Data entries
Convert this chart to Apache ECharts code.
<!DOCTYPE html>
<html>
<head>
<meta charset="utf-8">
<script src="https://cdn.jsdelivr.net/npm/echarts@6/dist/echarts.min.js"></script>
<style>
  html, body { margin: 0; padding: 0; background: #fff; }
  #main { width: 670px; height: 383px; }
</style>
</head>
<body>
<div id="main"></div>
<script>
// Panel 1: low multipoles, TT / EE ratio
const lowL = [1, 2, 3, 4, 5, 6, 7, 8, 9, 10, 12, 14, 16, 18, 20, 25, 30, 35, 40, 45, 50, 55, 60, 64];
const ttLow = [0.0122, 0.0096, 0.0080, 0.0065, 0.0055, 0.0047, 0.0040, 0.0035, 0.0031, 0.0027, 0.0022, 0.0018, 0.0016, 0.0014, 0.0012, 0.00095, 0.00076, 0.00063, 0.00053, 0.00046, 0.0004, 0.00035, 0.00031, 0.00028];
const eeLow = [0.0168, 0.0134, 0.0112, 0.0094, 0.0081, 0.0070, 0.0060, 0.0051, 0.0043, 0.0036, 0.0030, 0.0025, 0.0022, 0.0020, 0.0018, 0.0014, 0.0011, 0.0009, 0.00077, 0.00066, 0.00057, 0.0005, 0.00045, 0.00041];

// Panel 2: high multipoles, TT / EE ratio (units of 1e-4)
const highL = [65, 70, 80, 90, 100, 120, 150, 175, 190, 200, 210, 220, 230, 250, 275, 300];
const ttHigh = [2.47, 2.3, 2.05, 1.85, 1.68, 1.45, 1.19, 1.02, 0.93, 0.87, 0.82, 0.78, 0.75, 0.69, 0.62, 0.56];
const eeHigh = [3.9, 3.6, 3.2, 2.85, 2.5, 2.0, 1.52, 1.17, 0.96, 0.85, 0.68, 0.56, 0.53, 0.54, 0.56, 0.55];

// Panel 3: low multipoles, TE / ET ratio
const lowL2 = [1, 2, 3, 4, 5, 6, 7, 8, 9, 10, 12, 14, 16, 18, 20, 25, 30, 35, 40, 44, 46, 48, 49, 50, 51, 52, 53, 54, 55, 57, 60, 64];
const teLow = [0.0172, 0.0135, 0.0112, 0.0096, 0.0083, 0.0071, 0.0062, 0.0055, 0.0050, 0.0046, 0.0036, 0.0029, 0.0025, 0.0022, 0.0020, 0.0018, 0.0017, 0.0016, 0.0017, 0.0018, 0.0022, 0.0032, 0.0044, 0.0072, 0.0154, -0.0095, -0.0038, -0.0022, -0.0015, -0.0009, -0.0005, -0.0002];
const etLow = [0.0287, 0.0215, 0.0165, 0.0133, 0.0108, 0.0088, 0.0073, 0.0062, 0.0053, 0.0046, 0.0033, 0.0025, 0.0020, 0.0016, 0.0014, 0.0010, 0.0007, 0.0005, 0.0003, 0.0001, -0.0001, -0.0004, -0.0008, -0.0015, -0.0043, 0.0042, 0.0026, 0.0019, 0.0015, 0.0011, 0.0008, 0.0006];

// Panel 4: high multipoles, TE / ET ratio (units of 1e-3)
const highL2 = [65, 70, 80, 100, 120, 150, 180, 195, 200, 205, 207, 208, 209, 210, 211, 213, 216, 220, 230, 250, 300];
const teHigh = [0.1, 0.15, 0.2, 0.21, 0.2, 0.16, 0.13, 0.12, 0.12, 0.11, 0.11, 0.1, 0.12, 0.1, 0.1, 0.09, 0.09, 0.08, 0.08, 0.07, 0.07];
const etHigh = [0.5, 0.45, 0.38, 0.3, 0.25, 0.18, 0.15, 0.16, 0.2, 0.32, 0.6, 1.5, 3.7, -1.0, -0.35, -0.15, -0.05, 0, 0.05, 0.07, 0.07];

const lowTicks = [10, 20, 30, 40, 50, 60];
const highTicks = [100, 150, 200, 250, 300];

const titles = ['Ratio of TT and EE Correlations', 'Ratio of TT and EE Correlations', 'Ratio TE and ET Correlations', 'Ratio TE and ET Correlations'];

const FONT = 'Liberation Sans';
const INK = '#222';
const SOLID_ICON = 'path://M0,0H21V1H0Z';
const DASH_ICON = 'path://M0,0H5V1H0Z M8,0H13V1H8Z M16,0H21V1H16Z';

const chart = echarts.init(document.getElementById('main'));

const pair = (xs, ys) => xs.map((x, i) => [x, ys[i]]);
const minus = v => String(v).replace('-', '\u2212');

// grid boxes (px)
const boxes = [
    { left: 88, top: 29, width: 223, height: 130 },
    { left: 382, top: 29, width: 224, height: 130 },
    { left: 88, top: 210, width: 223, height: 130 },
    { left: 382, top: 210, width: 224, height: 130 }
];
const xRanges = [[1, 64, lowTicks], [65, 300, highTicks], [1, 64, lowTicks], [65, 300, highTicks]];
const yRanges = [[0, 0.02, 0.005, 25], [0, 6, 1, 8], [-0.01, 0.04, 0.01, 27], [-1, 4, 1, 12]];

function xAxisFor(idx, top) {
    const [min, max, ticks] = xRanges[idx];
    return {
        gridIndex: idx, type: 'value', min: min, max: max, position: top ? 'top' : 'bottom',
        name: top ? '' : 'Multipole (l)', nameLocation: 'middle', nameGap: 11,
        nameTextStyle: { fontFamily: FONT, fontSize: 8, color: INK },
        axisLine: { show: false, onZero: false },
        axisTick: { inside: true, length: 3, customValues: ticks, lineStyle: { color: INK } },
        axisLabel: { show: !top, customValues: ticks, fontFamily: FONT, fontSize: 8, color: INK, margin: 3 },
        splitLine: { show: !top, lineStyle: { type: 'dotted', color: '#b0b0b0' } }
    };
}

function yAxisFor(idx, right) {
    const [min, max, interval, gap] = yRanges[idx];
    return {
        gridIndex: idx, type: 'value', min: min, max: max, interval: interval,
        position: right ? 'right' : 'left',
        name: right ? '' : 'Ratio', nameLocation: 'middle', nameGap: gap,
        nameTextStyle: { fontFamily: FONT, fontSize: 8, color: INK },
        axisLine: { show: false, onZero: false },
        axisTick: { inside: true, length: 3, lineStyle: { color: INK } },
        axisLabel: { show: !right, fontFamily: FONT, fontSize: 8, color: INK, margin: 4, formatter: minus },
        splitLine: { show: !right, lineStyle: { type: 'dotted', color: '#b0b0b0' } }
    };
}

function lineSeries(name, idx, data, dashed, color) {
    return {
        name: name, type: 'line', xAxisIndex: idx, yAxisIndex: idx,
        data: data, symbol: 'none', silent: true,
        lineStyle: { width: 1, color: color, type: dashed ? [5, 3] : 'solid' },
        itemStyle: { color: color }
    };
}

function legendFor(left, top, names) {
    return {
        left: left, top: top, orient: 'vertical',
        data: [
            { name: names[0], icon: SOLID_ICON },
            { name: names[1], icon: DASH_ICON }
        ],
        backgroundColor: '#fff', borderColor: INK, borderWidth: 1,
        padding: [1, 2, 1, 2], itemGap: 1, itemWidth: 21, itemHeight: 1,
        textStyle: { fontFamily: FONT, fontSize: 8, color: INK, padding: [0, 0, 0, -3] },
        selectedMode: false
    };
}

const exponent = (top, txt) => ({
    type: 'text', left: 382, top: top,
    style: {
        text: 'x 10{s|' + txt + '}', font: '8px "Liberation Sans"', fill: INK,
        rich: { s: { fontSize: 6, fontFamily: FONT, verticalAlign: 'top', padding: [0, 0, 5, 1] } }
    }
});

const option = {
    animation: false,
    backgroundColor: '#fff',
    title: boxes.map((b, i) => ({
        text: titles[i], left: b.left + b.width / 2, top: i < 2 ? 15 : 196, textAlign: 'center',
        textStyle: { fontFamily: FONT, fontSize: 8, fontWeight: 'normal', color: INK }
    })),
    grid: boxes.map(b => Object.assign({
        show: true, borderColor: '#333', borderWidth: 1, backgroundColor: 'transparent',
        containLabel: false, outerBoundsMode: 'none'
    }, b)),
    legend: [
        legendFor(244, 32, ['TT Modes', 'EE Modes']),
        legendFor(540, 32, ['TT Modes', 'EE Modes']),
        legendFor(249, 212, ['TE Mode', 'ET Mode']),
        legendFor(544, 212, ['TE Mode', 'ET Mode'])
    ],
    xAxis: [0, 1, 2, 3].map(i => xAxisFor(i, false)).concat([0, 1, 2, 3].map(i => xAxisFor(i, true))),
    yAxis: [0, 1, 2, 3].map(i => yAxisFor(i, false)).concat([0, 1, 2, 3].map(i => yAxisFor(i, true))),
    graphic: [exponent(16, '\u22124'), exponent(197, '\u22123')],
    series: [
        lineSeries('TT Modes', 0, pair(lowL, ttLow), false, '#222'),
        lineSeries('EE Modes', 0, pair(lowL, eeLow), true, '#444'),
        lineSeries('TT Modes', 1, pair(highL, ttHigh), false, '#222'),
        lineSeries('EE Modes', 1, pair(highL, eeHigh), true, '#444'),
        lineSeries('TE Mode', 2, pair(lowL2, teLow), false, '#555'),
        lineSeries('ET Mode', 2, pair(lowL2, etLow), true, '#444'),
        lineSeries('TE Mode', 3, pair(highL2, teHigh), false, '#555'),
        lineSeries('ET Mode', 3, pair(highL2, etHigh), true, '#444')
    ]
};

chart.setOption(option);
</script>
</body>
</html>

...

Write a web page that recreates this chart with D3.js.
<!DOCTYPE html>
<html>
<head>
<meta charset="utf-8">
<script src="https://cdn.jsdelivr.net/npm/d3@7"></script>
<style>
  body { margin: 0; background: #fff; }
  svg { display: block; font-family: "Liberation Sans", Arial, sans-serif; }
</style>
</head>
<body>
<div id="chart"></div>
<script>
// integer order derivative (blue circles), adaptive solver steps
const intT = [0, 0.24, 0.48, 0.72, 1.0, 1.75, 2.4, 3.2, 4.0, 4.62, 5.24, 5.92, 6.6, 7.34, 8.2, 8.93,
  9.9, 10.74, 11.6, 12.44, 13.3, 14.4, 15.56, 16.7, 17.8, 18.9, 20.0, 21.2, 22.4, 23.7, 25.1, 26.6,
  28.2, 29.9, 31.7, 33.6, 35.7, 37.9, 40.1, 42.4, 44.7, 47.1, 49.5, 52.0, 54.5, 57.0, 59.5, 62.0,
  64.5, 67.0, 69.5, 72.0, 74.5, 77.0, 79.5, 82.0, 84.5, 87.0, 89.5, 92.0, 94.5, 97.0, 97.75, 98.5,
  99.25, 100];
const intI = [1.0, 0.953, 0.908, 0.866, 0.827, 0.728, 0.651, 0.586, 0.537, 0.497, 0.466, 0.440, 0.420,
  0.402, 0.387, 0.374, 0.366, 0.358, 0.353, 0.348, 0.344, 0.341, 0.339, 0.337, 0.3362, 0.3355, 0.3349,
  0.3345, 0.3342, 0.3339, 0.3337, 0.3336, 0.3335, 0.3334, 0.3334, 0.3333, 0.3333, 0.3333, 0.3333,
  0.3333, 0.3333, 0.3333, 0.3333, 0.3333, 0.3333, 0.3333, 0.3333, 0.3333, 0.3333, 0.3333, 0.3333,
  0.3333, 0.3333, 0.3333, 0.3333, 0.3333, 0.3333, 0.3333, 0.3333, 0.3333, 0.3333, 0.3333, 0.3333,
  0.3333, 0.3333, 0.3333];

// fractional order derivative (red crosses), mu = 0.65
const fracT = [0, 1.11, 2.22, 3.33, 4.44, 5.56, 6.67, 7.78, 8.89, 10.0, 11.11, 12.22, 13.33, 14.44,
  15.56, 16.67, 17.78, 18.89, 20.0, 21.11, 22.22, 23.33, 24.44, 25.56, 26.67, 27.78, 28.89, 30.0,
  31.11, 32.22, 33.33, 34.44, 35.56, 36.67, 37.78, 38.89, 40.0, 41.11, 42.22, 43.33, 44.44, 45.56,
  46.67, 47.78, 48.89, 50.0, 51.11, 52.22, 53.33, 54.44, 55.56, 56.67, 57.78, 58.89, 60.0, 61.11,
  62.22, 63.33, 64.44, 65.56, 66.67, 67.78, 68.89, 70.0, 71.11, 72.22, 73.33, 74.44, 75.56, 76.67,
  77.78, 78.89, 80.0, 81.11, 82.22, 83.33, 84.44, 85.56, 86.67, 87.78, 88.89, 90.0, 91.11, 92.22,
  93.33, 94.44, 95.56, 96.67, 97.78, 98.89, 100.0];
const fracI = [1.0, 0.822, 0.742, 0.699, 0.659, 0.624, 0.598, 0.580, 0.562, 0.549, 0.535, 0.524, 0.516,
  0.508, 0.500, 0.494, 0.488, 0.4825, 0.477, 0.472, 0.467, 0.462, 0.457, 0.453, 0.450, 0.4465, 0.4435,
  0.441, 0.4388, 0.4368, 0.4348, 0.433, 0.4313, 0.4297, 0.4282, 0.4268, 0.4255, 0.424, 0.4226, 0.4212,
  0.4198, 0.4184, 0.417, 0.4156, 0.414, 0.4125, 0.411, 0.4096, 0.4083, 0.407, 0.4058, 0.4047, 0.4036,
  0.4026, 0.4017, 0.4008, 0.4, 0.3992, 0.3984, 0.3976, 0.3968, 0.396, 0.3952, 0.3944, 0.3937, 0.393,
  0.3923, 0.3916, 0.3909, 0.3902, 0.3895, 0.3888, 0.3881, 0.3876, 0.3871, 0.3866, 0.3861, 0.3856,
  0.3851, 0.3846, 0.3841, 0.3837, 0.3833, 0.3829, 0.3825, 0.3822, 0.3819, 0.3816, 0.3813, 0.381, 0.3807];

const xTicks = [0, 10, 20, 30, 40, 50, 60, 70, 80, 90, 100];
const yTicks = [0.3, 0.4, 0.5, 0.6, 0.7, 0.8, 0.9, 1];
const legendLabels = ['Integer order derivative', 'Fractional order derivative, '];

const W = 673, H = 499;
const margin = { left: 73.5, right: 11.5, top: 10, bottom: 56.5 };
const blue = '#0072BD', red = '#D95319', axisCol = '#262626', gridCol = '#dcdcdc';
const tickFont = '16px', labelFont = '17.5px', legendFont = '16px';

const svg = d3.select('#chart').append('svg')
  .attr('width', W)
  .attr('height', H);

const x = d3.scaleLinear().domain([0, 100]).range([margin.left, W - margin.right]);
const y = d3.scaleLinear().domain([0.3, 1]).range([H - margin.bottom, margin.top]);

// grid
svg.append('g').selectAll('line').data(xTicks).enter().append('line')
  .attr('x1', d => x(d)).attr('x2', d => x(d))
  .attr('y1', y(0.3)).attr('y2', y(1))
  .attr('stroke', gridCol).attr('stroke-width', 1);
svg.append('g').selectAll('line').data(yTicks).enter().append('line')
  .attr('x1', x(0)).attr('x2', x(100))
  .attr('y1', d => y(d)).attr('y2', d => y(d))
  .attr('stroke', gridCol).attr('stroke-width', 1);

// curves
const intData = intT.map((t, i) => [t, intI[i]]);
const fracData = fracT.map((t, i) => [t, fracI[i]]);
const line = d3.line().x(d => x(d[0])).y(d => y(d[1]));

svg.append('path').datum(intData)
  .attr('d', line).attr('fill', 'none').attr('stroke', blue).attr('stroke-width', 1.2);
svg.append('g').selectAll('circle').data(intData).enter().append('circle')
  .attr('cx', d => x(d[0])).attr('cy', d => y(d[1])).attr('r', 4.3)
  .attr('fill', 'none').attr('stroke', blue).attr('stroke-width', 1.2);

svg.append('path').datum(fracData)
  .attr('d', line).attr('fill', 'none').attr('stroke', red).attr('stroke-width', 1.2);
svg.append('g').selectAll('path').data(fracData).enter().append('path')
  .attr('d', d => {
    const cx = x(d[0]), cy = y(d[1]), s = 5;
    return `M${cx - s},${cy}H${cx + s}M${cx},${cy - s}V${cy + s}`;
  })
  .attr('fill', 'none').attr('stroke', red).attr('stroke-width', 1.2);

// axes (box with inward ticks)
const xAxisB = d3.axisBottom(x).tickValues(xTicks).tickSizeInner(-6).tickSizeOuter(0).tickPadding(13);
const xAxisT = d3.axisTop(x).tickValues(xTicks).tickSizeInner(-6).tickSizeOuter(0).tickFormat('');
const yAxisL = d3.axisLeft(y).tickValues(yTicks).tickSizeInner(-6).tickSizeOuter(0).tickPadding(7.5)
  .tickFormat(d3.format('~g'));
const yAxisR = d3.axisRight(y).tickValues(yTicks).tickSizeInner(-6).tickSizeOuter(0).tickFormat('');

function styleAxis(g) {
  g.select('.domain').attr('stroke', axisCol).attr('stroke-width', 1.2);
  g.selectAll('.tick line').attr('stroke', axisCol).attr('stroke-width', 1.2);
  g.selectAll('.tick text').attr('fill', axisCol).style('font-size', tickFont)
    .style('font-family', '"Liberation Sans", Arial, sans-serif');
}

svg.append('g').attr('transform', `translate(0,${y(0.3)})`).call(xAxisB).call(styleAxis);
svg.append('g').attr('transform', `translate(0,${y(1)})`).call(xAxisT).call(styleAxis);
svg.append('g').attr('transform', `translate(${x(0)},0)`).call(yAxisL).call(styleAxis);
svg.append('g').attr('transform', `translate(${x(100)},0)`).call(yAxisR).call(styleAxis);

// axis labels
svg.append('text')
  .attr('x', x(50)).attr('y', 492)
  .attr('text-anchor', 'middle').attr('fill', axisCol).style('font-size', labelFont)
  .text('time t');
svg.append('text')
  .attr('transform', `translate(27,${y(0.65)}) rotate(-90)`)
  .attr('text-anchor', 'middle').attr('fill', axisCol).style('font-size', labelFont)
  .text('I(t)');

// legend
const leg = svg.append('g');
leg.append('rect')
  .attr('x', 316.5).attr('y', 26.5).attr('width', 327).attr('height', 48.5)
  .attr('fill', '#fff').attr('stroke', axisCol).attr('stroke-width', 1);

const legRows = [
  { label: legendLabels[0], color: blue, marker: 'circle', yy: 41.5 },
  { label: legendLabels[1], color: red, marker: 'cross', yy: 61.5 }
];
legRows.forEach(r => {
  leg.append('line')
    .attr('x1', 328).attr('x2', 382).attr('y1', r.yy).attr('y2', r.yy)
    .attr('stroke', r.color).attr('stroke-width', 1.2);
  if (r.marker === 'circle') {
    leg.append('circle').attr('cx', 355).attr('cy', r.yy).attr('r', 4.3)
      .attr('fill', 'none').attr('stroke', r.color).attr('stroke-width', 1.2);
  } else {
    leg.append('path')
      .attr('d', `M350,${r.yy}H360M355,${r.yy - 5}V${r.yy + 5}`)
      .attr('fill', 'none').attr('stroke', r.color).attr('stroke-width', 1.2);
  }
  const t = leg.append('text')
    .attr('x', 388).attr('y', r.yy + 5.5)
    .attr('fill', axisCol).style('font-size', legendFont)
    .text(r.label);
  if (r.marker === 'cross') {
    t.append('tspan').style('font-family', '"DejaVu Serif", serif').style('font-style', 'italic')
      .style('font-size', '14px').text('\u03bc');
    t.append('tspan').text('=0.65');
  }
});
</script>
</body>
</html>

• What this task involves: Nothing but the lines from the line that contains "Convert this chart to Apache ECharts code." through the line that contains "0.54, 0.56, 0.55];" should be given again, each exactly as it stands, both ends included.

• Reply:
Convert this chart to Apache ECharts code.
<!DOCTYPE html>
<html>
<head>
<meta charset="utf-8">
<script src="https://cdn.jsdelivr.net/npm/echarts@6/dist/echarts.min.js"></script>
<style>
  html, body { margin: 0; padding: 0; background: #fff; }
  #main { width: 670px; height: 383px; }
</style>
</head>
<body>
<div id="main"></div>
<script>
// Panel 1: low multipoles, TT / EE ratio
const lowL = [1, 2, 3, 4, 5, 6, 7, 8, 9, 10, 12, 14, 16, 18, 20, 25, 30, 35, 40, 45, 50, 55, 60, 64];
const ttLow = [0.0122, 0.0096, 0.0080, 0.0065, 0.0055, 0.0047, 0.0040, 0.0035, 0.0031, 0.0027, 0.0022, 0.0018, 0.0016, 0.0014, 0.0012, 0.00095, 0.00076, 0.00063, 0.00053, 0.00046, 0.0004, 0.00035, 0.00031, 0.00028];
const eeLow = [0.0168, 0.0134, 0.0112, 0.0094, 0.0081, 0.0070, 0.0060, 0.0051, 0.0043, 0.0036, 0.0030, 0.0025, 0.0022, 0.0020, 0.0018, 0.0014, 0.0011, 0.0009, 0.00077, 0.00066, 0.00057, 0.0005, 0.00045, 0.00041];

// Panel 2: high multipoles, TT / EE ratio (units of 1e-4)
const highL = [65, 70, 80, 90, 100, 120, 150, 175, 190, 200, 210, 220, 230, 250, 275, 300];
const ttHigh = [2.47, 2.3, 2.05, 1.85, 1.68, 1.45, 1.19, 1.02, 0.93, 0.87, 0.82, 0.78, 0.75, 0.69, 0.62, 0.56];
const eeHigh = [3.9, 3.6, 3.2, 2.85, 2.5, 2.0, 1.52, 1.17, 0.96, 0.85, 0.68, 0.56, 0.53, 0.54, 0.56, 0.55];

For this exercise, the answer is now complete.